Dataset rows
• • • • • • •
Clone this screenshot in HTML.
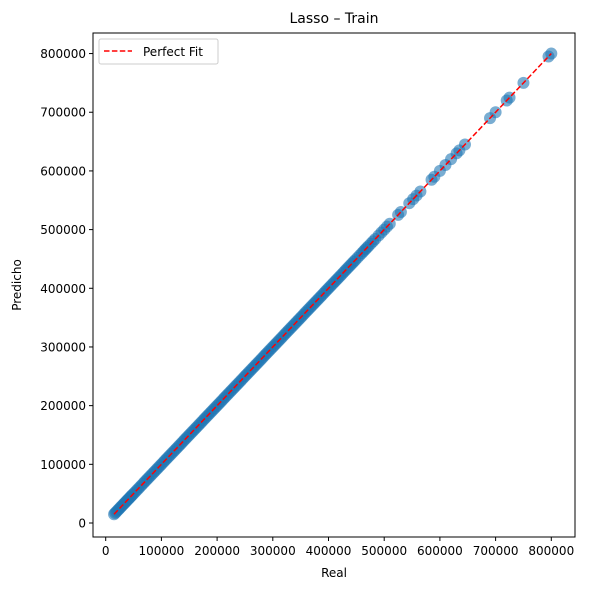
<!DOCTYPE html>
<html><head><meta charset="utf-8"><style>
body{margin:0;background:#fff}
text{font-family:"DejaVu Sans","Liberation Sans",sans-serif;fill:#000}
</style></head><body>
<svg id="chart" width="589" height="590" xmlns="http://www.w3.org/2000/svg">
<text x="334" y="23" font-size="14" text-anchor="middle">Lasso – Train</text>
<g id="points"></g>
<g id="fitline"></g>
<rect x="93" y="33" width="482" height="504" fill="none" stroke="#000" stroke-width="1"/>
<g id="xticks"></g>
<g id="yticks"></g>
<text x="334" y="577" font-size="12" text-anchor="middle">Real</text>
<text transform="translate(21,285) rotate(-90)" font-size="12" text-anchor="middle">Predicho</text>
<g>
<rect x="99" y="39" width="119" height="25" rx="2" fill="#fff" stroke="#ccc"/>
<line x1="104" y1="51" x2="132" y2="51" stroke="red" stroke-width="1.5" stroke-dasharray="5.5,2.4"/>
<text x="143" y="56" font-size="12">Perfect Fit</text>
</g>
</svg>
<script>
const xTicks=[0,100000,200000,300000,400000,500000,600000,700000,800000];
const yTicks=[0,100000,200000,300000,400000,500000,600000,700000,800000];
const realVals=[15000,17000,19000,21000,23000,25000,27000,29000,31000,33000,35000,37000,39000,41000,43000,45000,47000,49000,52000,55000,58000,61000,64000,67000,70000,73000,76000,79000,82000,85000,88000,91000,94000,97000,100000,103000,106000,109000,112000,115000,118000,121000,124000,127000,130000,133000,136000,139000,142000,145000,148000,151000,154000,157000,160000,163000,166000,169000,172000,175000,178000,181000,184000,187000,190000,193000,196000,199000,202000,205000,208000,211000,214000,217000,220000,223000,226000,229000,232000,235000,238000,241000,244000,247000,250000,253000,256000,259000,262000,265000,268000,271000,274000,277000,280000,283000,286000,289000,292000,295000,298000,301000,304000,307000,310000,313000,316000,319000,322000,325000,328000,331000,334000,337000,340000,343000,346000,349000,352000,355000,358000,361000,364000,367000,370000,373000,376000,379000,382000,385000,388000,391000,394000,397000,400000,403000,406000,409000,412000,415000,418000,421000,424000,427000,430000,433000,436000,439000,442000,445000,448000,452000,456000,460000,463000,466000,469000,472000,476000,480000,484000,490000,495000,500000,505000,510000,525000,530000,545000,552000,558000,565000,585000,590000,600000,610000,620000,630000,635000,645000,690000,700000,720000,725000,750000,795000,800000];
const predVals=realVals.slice();
const fitRange=[15000,800000];
const NS="http://www.w3.org/2000/svg";
const sx=v=>105.7+v*0.000557;
const sy=v=>523-v*0.0005868;
function mk(t,a){const e=document.createElementNS(NS,t);for(const k in a)e.setAttribute(k,a[k]);return e;}
const pg=document.getElementById('points');
realVals.forEach((r,i)=>{
  const c=mk('circle',{cx:sx(r),cy:sy(predVals[i]),r:6,fill:'#1f77b4','fill-opacity':0.6});
  
  
  pg.appendChild(c);
});
const fl=mk('line',{x1:sx(fitRange[0]),y1:sy(fitRange[0]),x2:sx(fitRange[1]),y2:sy(fitRange[1]),stroke:'red','stroke-width':1.5,'stroke-dasharray':'5.5,2.4'});


document.getElementById('fitline').appendChild(fl);
const xg=document.getElementById('xticks');
xTicks.forEach(v=>{
  const l=mk('line',{x1:sx(v),y1:537,x2:sx(v),y2:541,stroke:'#000'});
  
  
  xg.appendChild(l);
  const t=mk('text',{x:sx(v),y:555,'font-size':12,'text-anchor':'middle'});
  t.textContent=v;
  
  
  xg.appendChild(t);
});
const yg=document.getElementById('yticks');
yTicks.forEach(v=>{
  const l=mk('line',{x1:89,y1:sy(v),x2:93,y2:sy(v),stroke:'#000'});
  
  
  yg.appendChild(l);
  const t=mk('text',{x:86,y:sy(v)+4.5,'font-size':12,'text-anchor':'end'});
  t.textContent=v;
  
  
  yg.appendChild(t);
});
</script>
</body></html>
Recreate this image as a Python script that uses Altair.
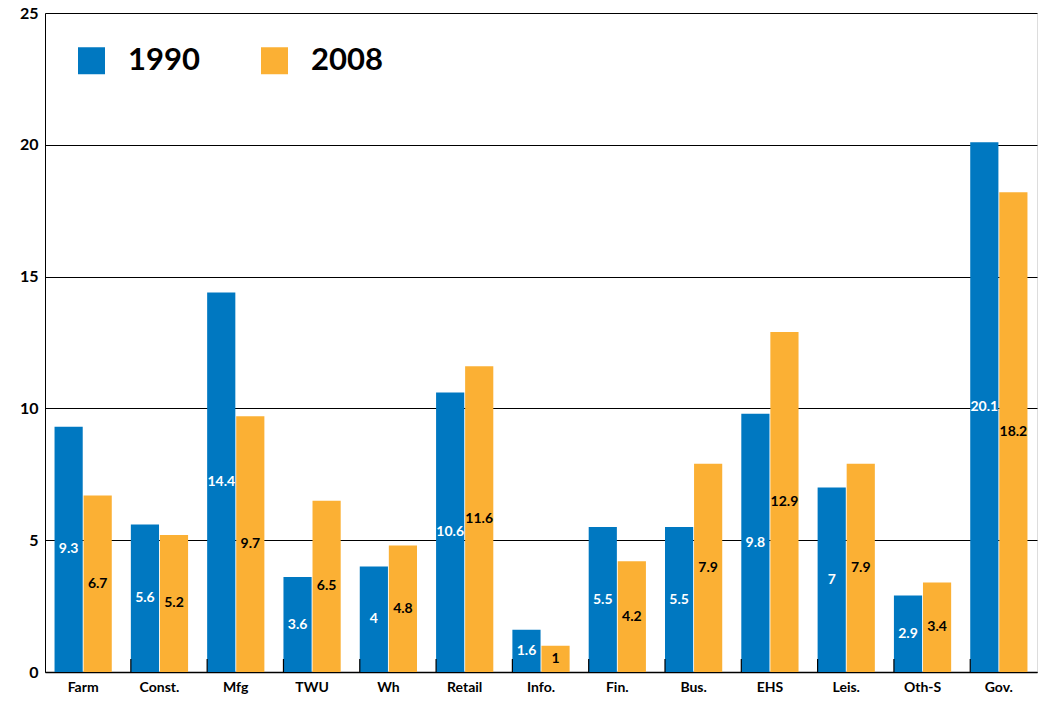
• • • • • • •
__PROBLEM STATEMENT__:
Exclude all images and restate the records above word for word.

__EXERCISE SOLUTION__:
Clone this screenshot in HTML.
<!DOCTYPE html>
<html><head><meta charset="utf-8"><style>
body{margin:0;background:#fff}
text{font-family:"DejaVu Sans","Liberation Sans",sans-serif;fill:#000}
</style></head><body>
<svg id="chart" width="589" height="590" xmlns="http://www.w3.org/2000/svg">
<text x="334" y="23" font-size="14" text-anchor="middle">Lasso – Train</text>
<g id="points"></g>
<g id="fitline"></g>
<rect x="93" y="33" width="482" height="504" fill="none" stroke="#000" stroke-width="1"/>
<g id="xticks"></g>
<g id="yticks"></g>
<text x="334" y="577" font-size="12" text-anchor="middle">Real</text>
<text transform="translate(21,285) rotate(-90)" font-size="12" text-anchor="middle">Predicho</text>
<g>
<rect x="99" y="39" width="119" height="25" rx="2" fill="#fff" stroke="#ccc"/>
<line x1="104" y1="51" x2="132" y2="51" stroke="red" stroke-width="1.5" stroke-dasharray="5.5,2.4"/>
<text x="143" y="56" font-size="12">Perfect Fit</text>
</g>
</svg>
<script>
const xTicks=[0,100000,200000,300000,400000,500000,600000,700000,800000];
const yTicks=[0,100000,200000,300000,400000,500000,600000,700000,800000];
const realVals=[15000,17000,19000,21000,23000,25000,27000,29000,31000,33000,35000,37000,39000,41000,43000,45000,47000,49000,52000,55000,58000,61000,64000,67000,70000,73000,76000,79000,82000,85000,88000,91000,94000,97000,100000,103000,106000,109000,112000,115000,118000,121000,124000,127000,130000,133000,136000,139000,142000,145000,148000,151000,154000,157000,160000,163000,166000,169000,172000,175000,178000,181000,184000,187000,190000,193000,196000,199000,202000,205000,208000,211000,214000,217000,220000,223000,226000,229000,232000,235000,238000,241000,244000,247000,250000,253000,256000,259000,262000,265000,268000,271000,274000,277000,280000,283000,286000,289000,292000,295000,298000,301000,304000,307000,310000,313000,316000,319000,322000,325000,328000,331000,334000,337000,340000,343000,346000,349000,352000,355000,358000,361000,364000,367000,370000,373000,376000,379000,382000,385000,388000,391000,394000,397000,400000,403000,406000,409000,412000,415000,418000,421000,424000,427000,430000,433000,436000,439000,442000,445000,448000,452000,456000,460000,463000,466000,469000,472000,476000,480000,484000,490000,495000,500000,505000,510000,525000,530000,545000,552000,558000,565000,585000,590000,600000,610000,620000,630000,635000,645000,690000,700000,720000,725000,750000,795000,800000];
const predVals=realVals.slice();
const fitRange=[15000,800000];
const NS="http://www.w3.org/2000/svg";
const sx=v=>105.7+v*0.000557;
const sy=v=>523-v*0.0005868;
function mk(t,a){const e=document.createElementNS(NS,t);for(const k in a)e.setAttribute(k,a[k]);return e;}
const pg=document.getElementById('points');
realVals.forEach((r,i)=>{
  const c=mk('circle',{cx:sx(r),cy:sy(predVals[i]),r:6,fill:'#1f77b4','fill-opacity':0.6});
  
  
  pg.appendChild(c);
});
const fl=mk('line',{x1:sx(fitRange[0]),y1:sy(fitRange[0]),x2:sx(fitRange[1]),y2:sy(fitRange[1]),stroke:'red','stroke-width':1.5,'stroke-dasharray':'5.5,2.4'});


document.getElementById('fitline').appendChild(fl);
const xg=document.getElementById('xticks');
xTicks.forEach(v=>{
  const l=mk('line',{x1:sx(v),y1:537,x2:sx(v),y2:541,stroke:'#000'});
  
  
  xg.appendChild(l);
  const t=mk('text',{x:sx(v),y:555,'font-size':12,'text-anchor':'middle'});
  t.textContent=v;
  
  
  xg.appendChild(t);
});
const yg=document.getElementById('yticks');
yTicks.forEach(v=>{
  const l=mk('line',{x1:89,y1:sy(v),x2:93,y2:sy(v),stroke:'#000'});
  
  
  yg.appendChild(l);
  const t=mk('text',{x:86,y:sy(v)+4.5,'font-size':12,'text-anchor':'end'});
  t.textContent=v;
  
  
  yg.appendChild(t);
});
</script>
</body></html>
Recreate this image as a Python script that uses Altair.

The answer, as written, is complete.